**RAW DATA:**

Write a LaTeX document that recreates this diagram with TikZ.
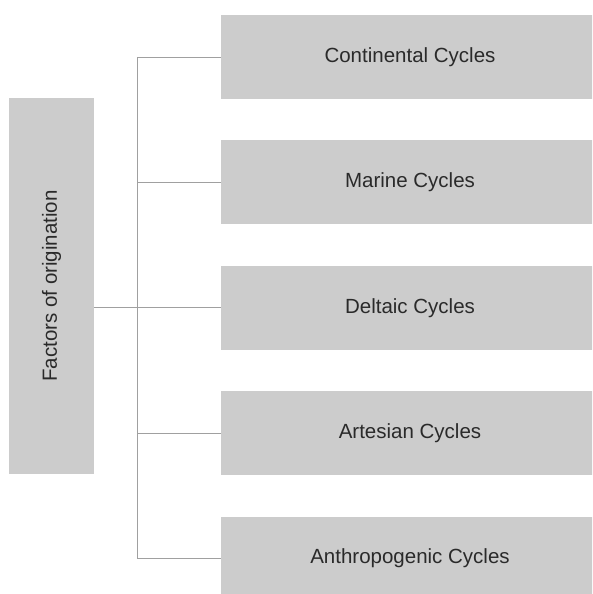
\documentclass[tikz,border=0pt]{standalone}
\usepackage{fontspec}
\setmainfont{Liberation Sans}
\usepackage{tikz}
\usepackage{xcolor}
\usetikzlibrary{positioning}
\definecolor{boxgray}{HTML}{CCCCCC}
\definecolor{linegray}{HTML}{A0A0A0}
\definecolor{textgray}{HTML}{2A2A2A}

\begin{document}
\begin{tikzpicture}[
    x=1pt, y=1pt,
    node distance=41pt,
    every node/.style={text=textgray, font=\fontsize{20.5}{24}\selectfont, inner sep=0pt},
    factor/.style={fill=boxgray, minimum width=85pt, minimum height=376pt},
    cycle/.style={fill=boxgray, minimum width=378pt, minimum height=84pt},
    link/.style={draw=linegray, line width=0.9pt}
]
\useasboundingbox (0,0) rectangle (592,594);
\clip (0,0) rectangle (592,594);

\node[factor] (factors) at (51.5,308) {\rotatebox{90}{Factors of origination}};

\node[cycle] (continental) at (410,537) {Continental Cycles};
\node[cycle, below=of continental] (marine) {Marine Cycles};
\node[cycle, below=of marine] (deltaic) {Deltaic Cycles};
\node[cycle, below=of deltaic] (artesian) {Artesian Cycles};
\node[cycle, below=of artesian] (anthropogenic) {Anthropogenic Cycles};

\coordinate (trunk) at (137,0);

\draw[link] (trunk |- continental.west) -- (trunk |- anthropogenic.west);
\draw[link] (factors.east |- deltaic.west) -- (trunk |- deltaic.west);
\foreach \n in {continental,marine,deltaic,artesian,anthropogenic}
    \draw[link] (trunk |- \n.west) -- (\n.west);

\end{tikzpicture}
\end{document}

**TASK PROMPT:** Except for the pictures, give all the material above again verbatim.

**FINISHED ANSWER:**
Write a LaTeX document that recreates this diagram with TikZ.
\documentclass[tikz,border=0pt]{standalone}
\usepackage{fontspec}
\setmainfont{Liberation Sans}
\usepackage{tikz}
\usepackage{xcolor}
\usetikzlibrary{positioning}
\definecolor{boxgray}{HTML}{CCCCCC}
\definecolor{linegray}{HTML}{A0A0A0}
\definecolor{textgray}{HTML}{2A2A2A}

\begin{document}
\begin{tikzpicture}[
    x=1pt, y=1pt,
    node distance=41pt,
    every node/.style={text=textgray, font=\fontsize{20.5}{24}\selectfont, inner sep=0pt},
    factor/.style={fill=boxgray, minimum width=85pt, minimum height=376pt},
    cycle/.style={fill=boxgray, minimum width=378pt, minimum height=84pt},
    link/.style={draw=linegray, line width=0.9pt}
]
\useasboundingbox (0,0) rectangle (592,594);
\clip (0,0) rectangle (592,594);

\node[factor] (factors) at (51.5,308) {\rotatebox{90}{Factors of origination}};

\node[cycle] (continental) at (410,537) {Continental Cycles};
\node[cycle, below=of continental] (marine) {Marine Cycles};
\node[cycle, below=of marine] (deltaic) {Deltaic Cycles};
\node[cycle, below=of deltaic] (artesian) {Artesian Cycles};
\node[cycle, below=of artesian] (anthropogenic) {Anthropogenic Cycles};

\coordinate (trunk) at (137,0);

\draw[link] (trunk |- continental.west) -- (trunk |- anthropogenic.west);
\draw[link] (factors.east |- deltaic.west) -- (trunk |- deltaic.west);
\foreach \n in {continental,marine,deltaic,artesian,anthropogenic}
    \draw[link] (trunk |- \n.west) -- (\n.west);

\end{tikzpicture}
\end{document}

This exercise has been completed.